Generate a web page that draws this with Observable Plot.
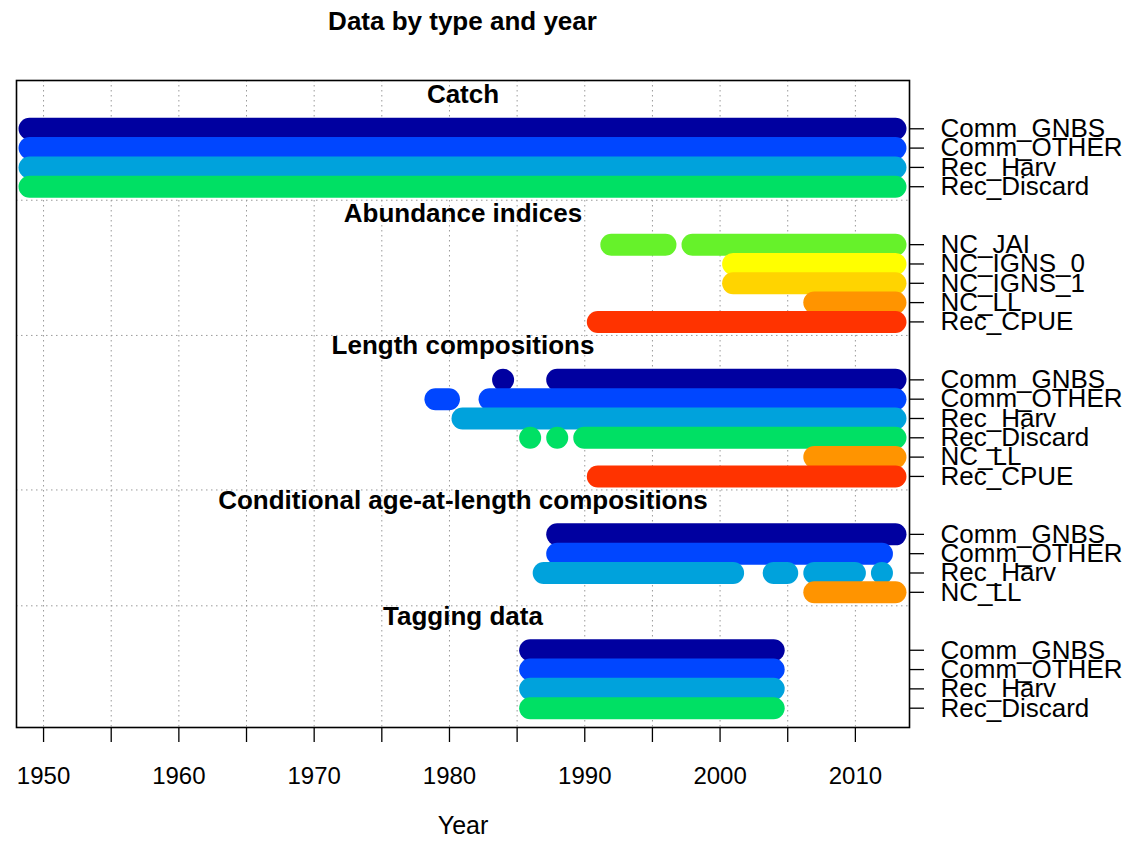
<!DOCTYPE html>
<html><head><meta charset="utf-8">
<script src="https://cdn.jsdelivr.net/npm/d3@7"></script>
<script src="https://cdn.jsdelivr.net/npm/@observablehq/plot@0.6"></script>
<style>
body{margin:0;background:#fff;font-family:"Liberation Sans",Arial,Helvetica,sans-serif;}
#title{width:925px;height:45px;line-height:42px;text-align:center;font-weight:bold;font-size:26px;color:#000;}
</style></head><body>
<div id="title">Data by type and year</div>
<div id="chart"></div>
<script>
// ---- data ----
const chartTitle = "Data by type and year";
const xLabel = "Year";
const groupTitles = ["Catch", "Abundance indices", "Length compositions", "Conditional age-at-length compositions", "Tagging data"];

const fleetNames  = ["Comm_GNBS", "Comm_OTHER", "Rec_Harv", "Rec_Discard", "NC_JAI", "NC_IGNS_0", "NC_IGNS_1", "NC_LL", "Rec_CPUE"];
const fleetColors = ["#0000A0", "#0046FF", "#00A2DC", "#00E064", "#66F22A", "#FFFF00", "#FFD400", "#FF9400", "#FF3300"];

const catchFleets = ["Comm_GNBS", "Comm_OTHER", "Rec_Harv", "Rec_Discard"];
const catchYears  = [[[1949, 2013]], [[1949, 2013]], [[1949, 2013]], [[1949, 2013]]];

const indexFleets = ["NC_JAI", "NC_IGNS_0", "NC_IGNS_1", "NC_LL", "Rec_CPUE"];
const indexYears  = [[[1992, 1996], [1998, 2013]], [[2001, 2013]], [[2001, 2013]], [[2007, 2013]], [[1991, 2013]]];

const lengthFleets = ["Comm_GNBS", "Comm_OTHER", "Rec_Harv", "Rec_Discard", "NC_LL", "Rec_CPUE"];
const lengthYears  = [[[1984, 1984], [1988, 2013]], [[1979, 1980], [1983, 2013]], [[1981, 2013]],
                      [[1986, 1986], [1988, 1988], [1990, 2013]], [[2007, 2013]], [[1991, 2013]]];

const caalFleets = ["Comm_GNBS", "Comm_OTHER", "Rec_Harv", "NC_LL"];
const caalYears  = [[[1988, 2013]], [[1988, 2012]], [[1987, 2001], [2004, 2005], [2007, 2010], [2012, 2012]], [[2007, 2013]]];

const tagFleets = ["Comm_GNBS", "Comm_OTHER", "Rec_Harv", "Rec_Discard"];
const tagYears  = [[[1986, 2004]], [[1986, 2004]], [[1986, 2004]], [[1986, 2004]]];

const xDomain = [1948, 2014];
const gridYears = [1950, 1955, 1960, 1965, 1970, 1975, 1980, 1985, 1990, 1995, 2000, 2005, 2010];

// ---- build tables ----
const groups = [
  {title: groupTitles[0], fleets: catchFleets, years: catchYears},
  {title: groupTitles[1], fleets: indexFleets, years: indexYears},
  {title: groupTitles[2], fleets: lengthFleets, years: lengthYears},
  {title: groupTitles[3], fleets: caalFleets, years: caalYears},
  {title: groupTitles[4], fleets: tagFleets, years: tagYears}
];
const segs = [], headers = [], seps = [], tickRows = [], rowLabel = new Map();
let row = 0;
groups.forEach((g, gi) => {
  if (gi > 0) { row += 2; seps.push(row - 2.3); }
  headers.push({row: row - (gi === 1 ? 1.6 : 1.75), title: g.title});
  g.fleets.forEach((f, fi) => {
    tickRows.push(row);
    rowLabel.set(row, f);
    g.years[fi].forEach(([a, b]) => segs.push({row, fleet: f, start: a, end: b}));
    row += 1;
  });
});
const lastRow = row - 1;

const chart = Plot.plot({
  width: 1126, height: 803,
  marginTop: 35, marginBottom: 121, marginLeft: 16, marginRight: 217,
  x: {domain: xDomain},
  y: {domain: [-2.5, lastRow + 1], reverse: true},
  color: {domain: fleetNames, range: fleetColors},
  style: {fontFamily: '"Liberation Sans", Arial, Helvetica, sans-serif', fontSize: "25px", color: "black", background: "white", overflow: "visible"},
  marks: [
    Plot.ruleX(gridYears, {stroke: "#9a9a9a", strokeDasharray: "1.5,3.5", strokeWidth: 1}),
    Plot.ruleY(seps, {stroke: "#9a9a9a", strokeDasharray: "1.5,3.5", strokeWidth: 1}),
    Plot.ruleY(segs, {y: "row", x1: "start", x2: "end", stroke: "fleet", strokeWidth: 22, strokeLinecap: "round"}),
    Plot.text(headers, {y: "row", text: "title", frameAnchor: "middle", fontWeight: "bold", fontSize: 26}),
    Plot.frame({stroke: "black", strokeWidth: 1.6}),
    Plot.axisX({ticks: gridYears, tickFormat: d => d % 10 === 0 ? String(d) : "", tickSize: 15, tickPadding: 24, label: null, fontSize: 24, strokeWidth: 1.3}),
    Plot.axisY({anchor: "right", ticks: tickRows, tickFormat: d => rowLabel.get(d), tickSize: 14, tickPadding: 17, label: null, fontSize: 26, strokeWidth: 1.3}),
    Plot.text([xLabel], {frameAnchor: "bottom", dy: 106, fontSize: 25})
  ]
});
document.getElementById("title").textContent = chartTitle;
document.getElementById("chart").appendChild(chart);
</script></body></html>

┄┄┄┄┄┄

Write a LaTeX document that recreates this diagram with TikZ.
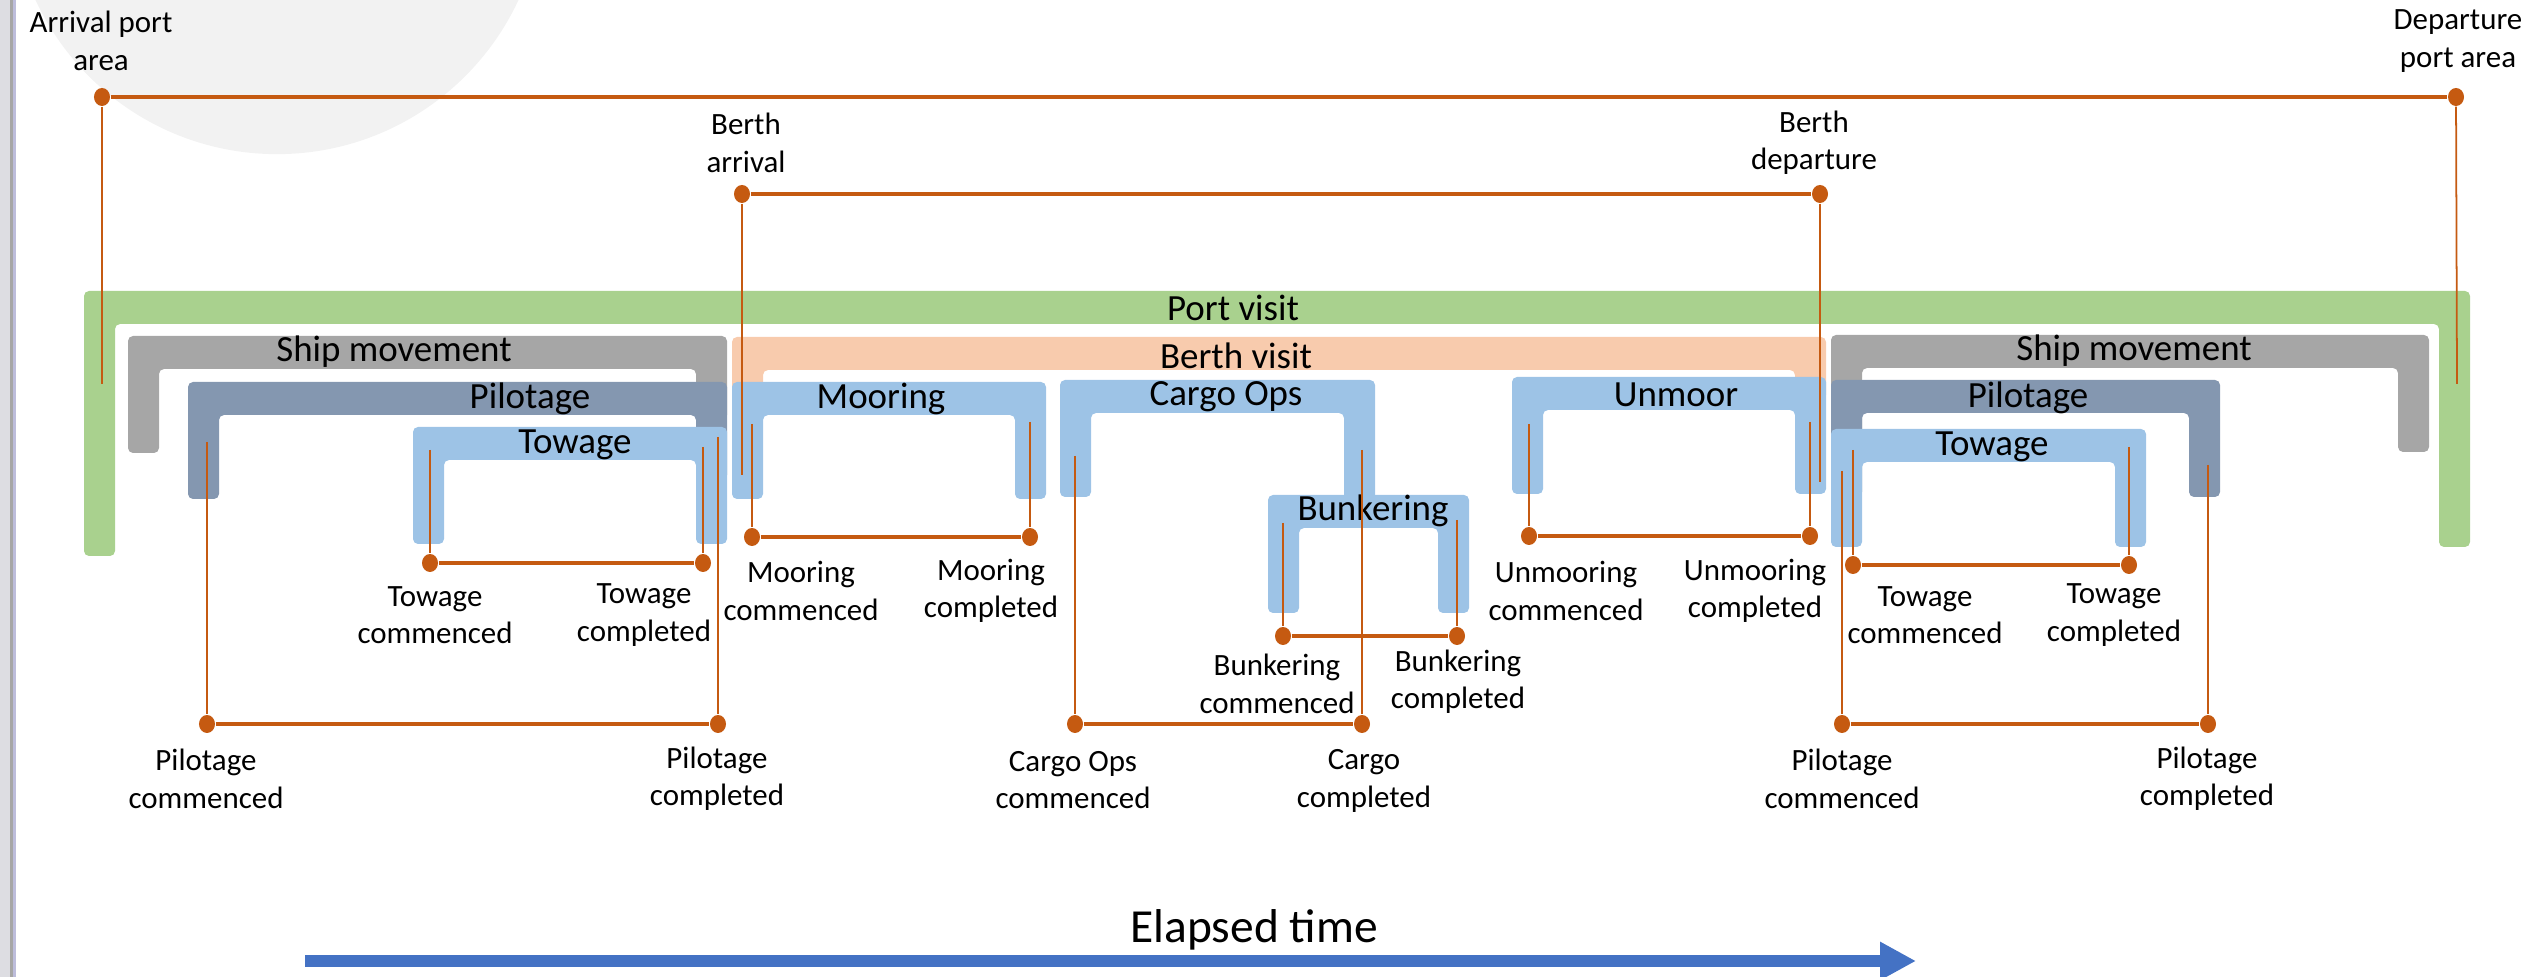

┄┄┄┄┄┄

**Job**
Check each line of the entries above, and show every one holding the word "with".

**Complete output**
Generate a web page that draws this with Observable Plot.
Write a LaTeX document that recreates this diagram with TikZ.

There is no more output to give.